View Full Version : Bluray to DVD


Jeff Harper
June 28th, 2013, 10:47 PM
I have a Bluray project setup in DVDA that has come out great. I now need a DVD version of this video. Normally I render the video out, crop the footage on the timeline, etc, and it comes out great.

I want to try the simpler method of having DVDA recompress the video. Anyone have experience with this? How should it turn out?

Juris Lielpeteris
June 29th, 2013, 12:30 AM
Downconvert and recompress the video in DVDA works too slow, it is better to use the Vegas or some 3rd party software.

Jeff Harper
June 29th, 2013, 05:33 AM
Not concerned about speed, only quality.

Juris Lielpeteris
June 29th, 2013, 05:57 AM
DVDA use one pass CBR mpeg-2 encoding, unlike several options in Vegas Pro.

Jeff Harper
June 29th, 2013, 06:18 AM
thanks Juris.

I understand Vegas has options. I use Vegas full time in my business. I only want to know how well DVDA does at recompressing. It seems to me I've heard it does quite well, but I've never allowed DVDA to recompress anthing before. Just curious.

Garrett Low
June 29th, 2013, 10:07 AM
Jeff,

IMHO DVDA and Vegas in general does a horrible job at converting HD to SD The problem is in the algorithm it uses to resize the frames. I regularly have to produce both DVD's and BR's from a lot of what I shoot. The quickest way for me to do it while maintaining the highest quality is to shoot everything in HD, First convert all footage to Cineform RGB 4:4:4. Edit through in HD render out a Cineform 4:4:4 master. Take the master into TMPGEnc which for a $100 program does a great job in rendering both a BR AVC (or mpeg2) file and a mpeg2 DVD file. It takes advantage of GPU rendering capabilities so it is faster than Vegas' or DVDA's rendering.

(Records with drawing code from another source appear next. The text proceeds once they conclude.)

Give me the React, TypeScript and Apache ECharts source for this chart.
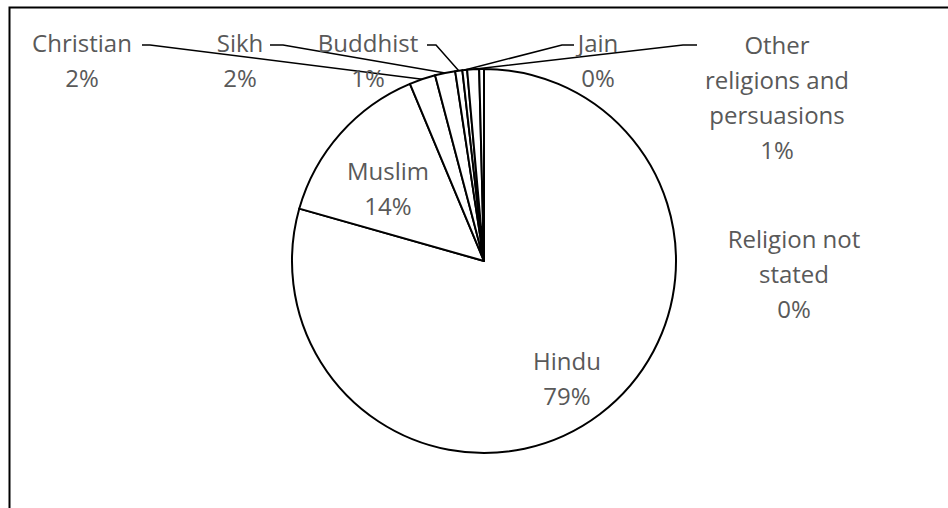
import React, { useEffect, useRef } from "react";
import * as echarts from "echarts";

// ---- data ----
const categories = [
  "Hindu",
  "Muslim",
  "Christian",
  "Sikh",
  "Buddhist",
  "Jain",
  "Other religions and persuasions",
  "Religion not stated",
];
const shareValues = [79.4, 14.3, 2.2, 1.7, 0.6, 0.4, 1.0, 0.4];
const labelNames = [
  "Hindu",
  "Muslim",
  "Christian",
  "Sikh",
  "Buddhist",
  "Jain",
  "Other\nreligions and\npersuasions",
  "Religion not\nstated",
];

// ---- layout (positions / styles) ----
const labelPos: [number, number][] = [
  [567, 378],
  [388, 188],
  [82, 60],
  [240, 60],
  [368, 60],
  [598, 60],
  [777, 97],
  [794, 273],
];
const insideLabel = [true, true, false, false, false, false, false, false];
const leaderEnds: ([number, number][] | null)[] = [
  null,
  null,
  [[150, 45], [142, 45]],
  [[283, 45], [270, 45]],
  [[436, 45], [427, 45]],
  [[562, 45], [574, 45]],
  [[683, 45], [697, 45]],
  null,
];

export default function App() {
  const ref = useRef<HTMLDivElement>(null);
  useEffect(() => {
    if (!ref.current) return;
    const chart = echarts.init(ref.current, undefined, { renderer: "svg" });
    const data = categories.map((name, i) => ({
      name,
      value: shareValues[i],
      label: { position: insideLabel[i] ? "inside" : "outside" },
      labelLine: { show: !!leaderEnds[i] },
    }));
    chart.setOption({
      animation: false,
      backgroundColor: "#ffffff",
      graphic: [
        {
          type: "rect",
          shape: { x: 9.5, y: 7.5, width: 1000, height: 600 },
          style: { fill: "none", stroke: "#000000", lineWidth: 2 },
          silent: true,
        },
      ],
      series: [
        {
          type: "pie",
          center: [484, 261],
          radius: [0, 192],
          startAngle: 90,
          clockwise: true,
          avoidLabelOverlap: false,
          data,
          itemStyle: { color: "#ffffff", borderColor: "#000000", borderWidth: 2 },
          emphasis: { disabled: true },
          label: {
            show: true,
            color: "#595959",
            fontFamily: "Open Sans",
            fontSize: 24,
            lineHeight: 35,
            align: "center",
            formatter: (p: any) =>
              labelNames[p.dataIndex] + "\n" + Math.round(p.percent) + "%",
          },
          labelLine: {
            show: true,
            lineStyle: { color: "#000000", width: 1.5 },
          },
          labelLayout: (params: any) => {
            const i = params.dataIndex;
            const pos = labelPos[i];
            const res: any = {
              x: pos[0],
              y: pos[1],
              align: "center",
              verticalAlign: "middle",
            };
            const le = leaderEnds[i];
            if (le && params.labelLinePoints) {
              res.labelLinePoints = [params.labelLinePoints[0], le[0], le[1]];
            }
            return res;
          },
        },
      ],
    });
    return () => chart.dispose();
  }, []);
  return (
    <div
      ref={ref}
      style={{ position: "absolute", left: 0, top: 0, width: 948, height: 508 }}
    />
  );
}
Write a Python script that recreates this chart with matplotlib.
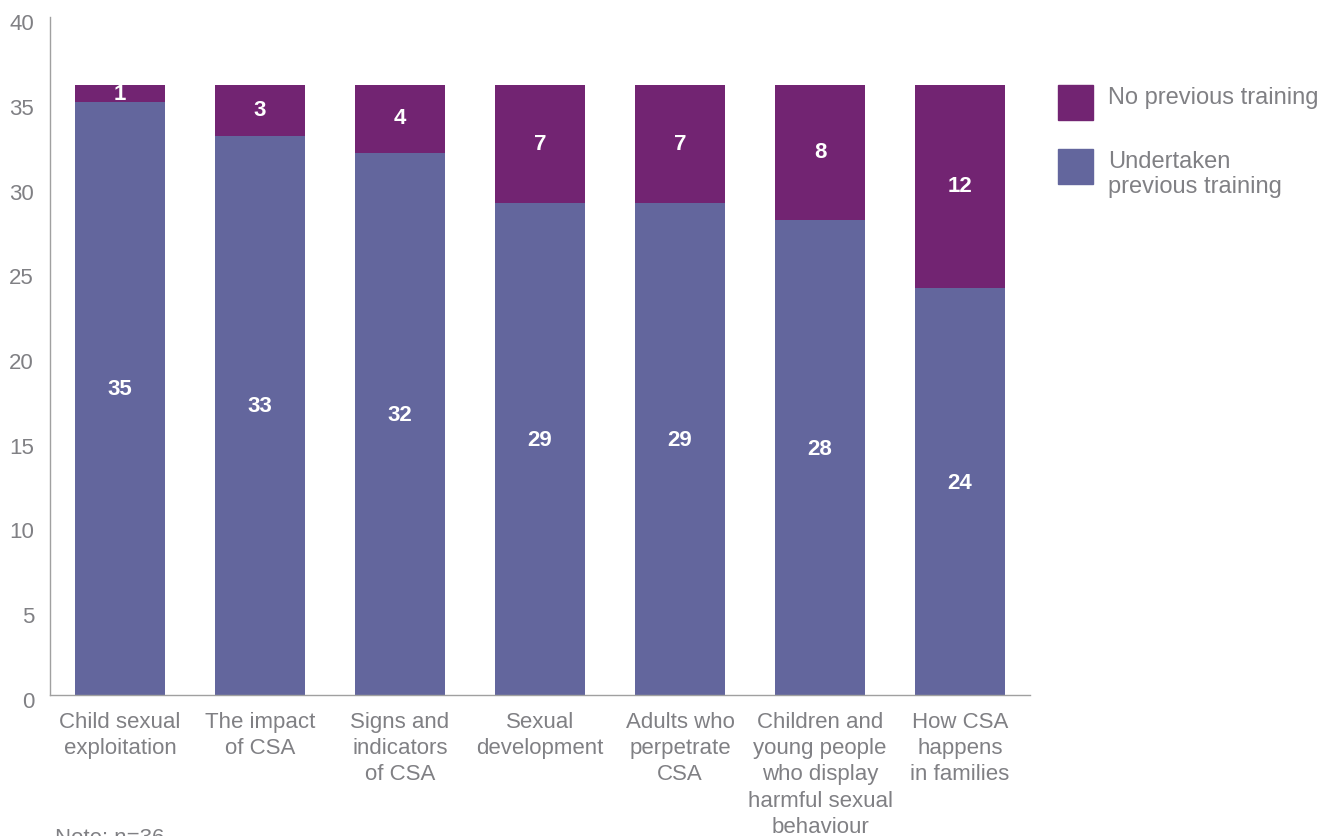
import matplotlib
matplotlib.use("Agg")
import matplotlib.pyplot as plt
import matplotlib.transforms as mtransforms
from matplotlib.patches import Rectangle
import numpy as np

categories = ["Child sexual\nexploitation", "The impact\nof CSA", "Signs and\nindicators\nof CSA",
              "Sexual\ndevelopment", "Adults who\nperpetrate\nCSA", "Children and\nyoung people\nwho display\nharmful sexual\nbehaviour",
              "How CSA\nhappens\nin families"]
undertaken = [35, 33, 32, 29, 29, 28, 24]
no_training = [1, 3, 4, 7, 7, 8, 12]
yticks = [0, 5, 10, 15, 20, 25, 30, 35, 40]
legend_labels = ["No previous training", "Undertaken\nprevious training"]

BLUE = "#63669d"
PURPLE = "#722472"
GRAY = "#808084"

plt.rcParams['font.family'] = ['Liberation Sans', 'DejaVu Sans']

W, H = 1338, 836
fig = plt.figure(figsize=(W/100, H/100), dpi=100)
ax = fig.add_axes([50/W, 1-695/H, 980/W, 678/H])

x = np.arange(len(categories))
w = 90/140
b1 = ax.bar(x, undertaken, w, color=BLUE)
b2 = ax.bar(x, no_training, w, bottom=undertaken, color=PURPLE)

for i in range(len(x)):
    ax.text(x[i], undertaken[i]/2 + 0.5, str(undertaken[i]), ha='center', va='center',
            color='white', fontsize=16, fontweight='bold')
    ypos = undertaken[i] + no_training[i]/2
    if no_training[i] == 1:
        ypos = undertaken[i] + 0.45
    ax.text(x[i], ypos, str(no_training[i]), ha='center', va='center',
            color='white', fontsize=16, fontweight='bold')

ax.set_xlim(-0.5, len(x)-0.5)
ax.set_ylim(0, 40)
ax.set_yticks(yticks)
ax.set_xticks(x)
ax.set_xticklabels(categories, fontsize=16, color=GRAY, linespacing=1.33, va='top')
ax.tick_params(axis='both', length=0, colors=GRAY, labelsize=16)
ax.tick_params(axis='x', pad=12)
ax.tick_params(axis='y', pad=11.5)
offset = mtransforms.ScaledTranslation(0, -5/100, fig.dpi_scale_trans)
for lab in ax.get_yticklabels():
    lab.set_transform(lab.get_transform() + offset)
for s in ['top', 'right']:
    ax.spines[s].set_visible(False)
for s in ['left', 'bottom']:
    ax.spines[s].set_color('#a0a0a0')
    ax.spines[s].set_linewidth(1.0)

# legend (manual)
leg_colors = [PURPLE, BLUE]
leg_tops = [85, 149]
for col, top, lab in zip(leg_colors, leg_tops, legend_labels):
    fig.patches.append(Rectangle((1058/W, 1-(top+35)/H), 35/W, 35/H,
                                 transform=fig.transFigure, color=col))
    fig.text(1108/W, 1-(top+2)/H, lab, fontsize=17, color=GRAY, va='top',
             linespacing=1.2)

fig.text(55/W, 1-828/H, "Note: n=36", fontsize=16, color=GRAY, va='top')

fig.savefig("out.png", dpi=100)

Author the disc as an HD version so the Bluray set to go. Then all I do is set the DVDA project setting to DVD, Replace the video file with the DVD mpeg2 file. And do a "Save As" to save the DVD file. Then I create the disc. Works great and once I have the Bluray disc setup in DVDA it takes about 5 minutes to get the DVD disc setup.

I usually set the menu pages up to be HD (1920x1080) so the need to be rerendered for the DVD but that doesn't take much time. usually DVD disc ISO's are created in a matter of minutes.

I always create an ISO then use ImageBurn to burn the ISO. That way I can preview all menu activities with my Western Digital TV Live box. It actually reads the ISO so that it mimics the disc being played in a set top box.

While it may be easier to let DVDA rerender the DVD from a BR project I don't know that you'd be happy with the results. And the few added steps I use actually takes less time to get the end product of a burned disc. At least in my experience.